Расцвет. Цветение всех и каждого. Животное ощущение счастья. Нежное цветение счастья. Нежный ветерок, разговор, словно дуновения летнего ветра, любовь, как раскрывшиеся цветы, новые платья, как появившаяся свежая трава. Идиллия. Но внутри живет червь, червь воображения, жажды ожидания. Неужели боль оставила такие глубокие следы, что я не чувствую ласкового прикосновения лета? Неужели плоть так обезображена, так загрубела, что не чувствует нежности лета? Только совсем другие раны могут заставить ее трепетать. Я не создана для счастья. Счастье есть сон[165].

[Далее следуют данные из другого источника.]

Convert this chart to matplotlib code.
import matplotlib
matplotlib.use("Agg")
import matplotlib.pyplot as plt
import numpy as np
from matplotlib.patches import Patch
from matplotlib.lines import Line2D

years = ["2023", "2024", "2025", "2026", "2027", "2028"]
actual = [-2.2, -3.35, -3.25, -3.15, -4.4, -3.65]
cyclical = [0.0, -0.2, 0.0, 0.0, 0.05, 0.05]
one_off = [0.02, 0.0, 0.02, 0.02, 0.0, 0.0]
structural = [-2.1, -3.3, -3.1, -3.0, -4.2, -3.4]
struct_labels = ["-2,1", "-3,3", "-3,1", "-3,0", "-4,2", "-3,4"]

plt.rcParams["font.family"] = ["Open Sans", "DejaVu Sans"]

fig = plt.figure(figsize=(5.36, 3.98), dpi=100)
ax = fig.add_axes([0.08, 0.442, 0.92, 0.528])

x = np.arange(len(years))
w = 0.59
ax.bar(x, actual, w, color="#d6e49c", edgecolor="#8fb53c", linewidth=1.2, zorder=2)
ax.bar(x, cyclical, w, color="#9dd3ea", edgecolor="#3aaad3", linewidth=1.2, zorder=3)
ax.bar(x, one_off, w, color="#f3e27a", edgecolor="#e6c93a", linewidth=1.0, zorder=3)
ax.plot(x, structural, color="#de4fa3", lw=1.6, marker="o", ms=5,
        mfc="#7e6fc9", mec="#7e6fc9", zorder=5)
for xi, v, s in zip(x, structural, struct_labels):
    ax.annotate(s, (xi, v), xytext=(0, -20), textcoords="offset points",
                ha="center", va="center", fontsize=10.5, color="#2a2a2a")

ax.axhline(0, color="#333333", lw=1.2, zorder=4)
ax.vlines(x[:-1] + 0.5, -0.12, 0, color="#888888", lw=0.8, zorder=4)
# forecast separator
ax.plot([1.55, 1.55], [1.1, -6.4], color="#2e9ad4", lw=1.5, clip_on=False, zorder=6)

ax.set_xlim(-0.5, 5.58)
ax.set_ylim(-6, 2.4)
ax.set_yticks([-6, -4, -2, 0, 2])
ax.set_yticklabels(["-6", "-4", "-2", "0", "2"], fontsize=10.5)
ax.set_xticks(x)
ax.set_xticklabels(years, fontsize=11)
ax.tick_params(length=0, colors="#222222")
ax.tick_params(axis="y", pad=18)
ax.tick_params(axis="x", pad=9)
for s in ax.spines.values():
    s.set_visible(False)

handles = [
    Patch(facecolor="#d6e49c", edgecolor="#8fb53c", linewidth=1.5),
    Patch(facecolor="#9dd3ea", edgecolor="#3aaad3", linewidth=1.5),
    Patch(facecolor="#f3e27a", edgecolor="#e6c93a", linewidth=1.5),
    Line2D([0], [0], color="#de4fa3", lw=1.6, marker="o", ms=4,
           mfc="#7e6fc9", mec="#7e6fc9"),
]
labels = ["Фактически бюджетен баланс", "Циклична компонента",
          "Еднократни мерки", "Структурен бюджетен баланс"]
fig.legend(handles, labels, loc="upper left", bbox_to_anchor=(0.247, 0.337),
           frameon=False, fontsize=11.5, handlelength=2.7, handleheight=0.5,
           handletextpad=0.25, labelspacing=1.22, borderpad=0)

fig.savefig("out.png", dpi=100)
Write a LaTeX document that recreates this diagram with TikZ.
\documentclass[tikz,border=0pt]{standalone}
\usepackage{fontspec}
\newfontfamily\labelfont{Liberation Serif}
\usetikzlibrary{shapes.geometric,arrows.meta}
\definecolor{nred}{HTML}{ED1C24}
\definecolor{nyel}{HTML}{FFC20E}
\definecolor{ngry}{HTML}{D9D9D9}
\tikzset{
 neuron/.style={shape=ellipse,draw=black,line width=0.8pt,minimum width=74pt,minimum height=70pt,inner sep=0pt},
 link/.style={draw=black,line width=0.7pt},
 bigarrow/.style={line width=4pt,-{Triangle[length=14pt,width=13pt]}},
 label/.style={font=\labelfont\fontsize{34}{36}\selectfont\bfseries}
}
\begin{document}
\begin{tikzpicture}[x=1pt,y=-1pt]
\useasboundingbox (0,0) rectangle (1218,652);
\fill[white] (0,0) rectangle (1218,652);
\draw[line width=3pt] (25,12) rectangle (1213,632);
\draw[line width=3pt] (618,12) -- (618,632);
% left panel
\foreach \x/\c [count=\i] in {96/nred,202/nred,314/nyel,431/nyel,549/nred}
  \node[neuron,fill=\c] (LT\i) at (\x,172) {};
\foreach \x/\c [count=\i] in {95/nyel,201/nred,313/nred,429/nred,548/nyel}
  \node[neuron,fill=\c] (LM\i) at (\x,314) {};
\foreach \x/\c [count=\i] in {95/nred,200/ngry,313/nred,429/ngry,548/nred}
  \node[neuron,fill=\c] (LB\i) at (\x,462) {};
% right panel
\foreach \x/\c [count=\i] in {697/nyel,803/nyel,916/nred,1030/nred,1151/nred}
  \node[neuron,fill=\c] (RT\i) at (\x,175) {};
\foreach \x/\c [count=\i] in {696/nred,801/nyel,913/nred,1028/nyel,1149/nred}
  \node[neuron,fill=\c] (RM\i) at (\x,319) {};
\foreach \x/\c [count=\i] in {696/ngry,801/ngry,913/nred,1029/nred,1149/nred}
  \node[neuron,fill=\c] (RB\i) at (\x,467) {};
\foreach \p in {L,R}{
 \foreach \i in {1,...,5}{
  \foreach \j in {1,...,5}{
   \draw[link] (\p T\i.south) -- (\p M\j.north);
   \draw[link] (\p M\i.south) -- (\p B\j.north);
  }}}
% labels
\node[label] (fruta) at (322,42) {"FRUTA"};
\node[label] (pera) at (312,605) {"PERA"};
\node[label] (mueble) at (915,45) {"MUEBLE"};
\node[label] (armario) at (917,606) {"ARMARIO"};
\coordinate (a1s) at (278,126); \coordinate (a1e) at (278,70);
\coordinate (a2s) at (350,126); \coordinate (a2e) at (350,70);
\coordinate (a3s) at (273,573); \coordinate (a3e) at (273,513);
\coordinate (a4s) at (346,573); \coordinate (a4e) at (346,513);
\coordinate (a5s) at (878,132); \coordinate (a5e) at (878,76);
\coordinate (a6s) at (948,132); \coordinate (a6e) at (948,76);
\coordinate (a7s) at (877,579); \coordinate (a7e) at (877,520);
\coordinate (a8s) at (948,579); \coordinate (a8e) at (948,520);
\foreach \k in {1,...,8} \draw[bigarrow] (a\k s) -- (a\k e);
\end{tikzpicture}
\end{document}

Рождение первого романа и другие события
Начало 1934 года — канун литературных успехов и Миллера, и Анаис. У него готовится публикация «Тропика Рака», и значит, до славы осталось совсем недолго. А вторая вещь — «Черная весна» (пока еще называющаяся «Автопортрет») — к апрелю 1934 года закончена. Анаис придется ждать дольше. Ее вторая (после исследования о Д. Лоуренсе) книга и первая художественная — повесть «Дом инцеста» выйдет только через два года в Париже в издательстве «Сиана». Но именно в ноябре 1933 — феврале 1934 года — после отлучения от «Дневника» по рецепту доктора Ранка — она над ней напряженно работает и даже решает, что уже закончила. Нет, ей еще придется поработать над ней, менять порядок главок, дополнять (ведь жизнь не остановилась, а дневник пока не ведется), переделывать. В «Дом инцеста» вошли многие куски из дневников Анаис, но значительно переработанных стилистически, начало «Дома» — несколько лирических поэм в прозе. Уже в дневниках конца двадцатых годов встречаются целые художественные пассажи, вырастающие из живого воображения. Анаис пробует себя в описании типично лоуренсовской оргии в Булонском лесу, после которой внезапно явившийся герою олень уводит его из леса. «Я отвергла некоторые этические ограничения язычества», — комментирует Анаис этот эпизод и вставляет его в окончательный вариант «Дома инцеста».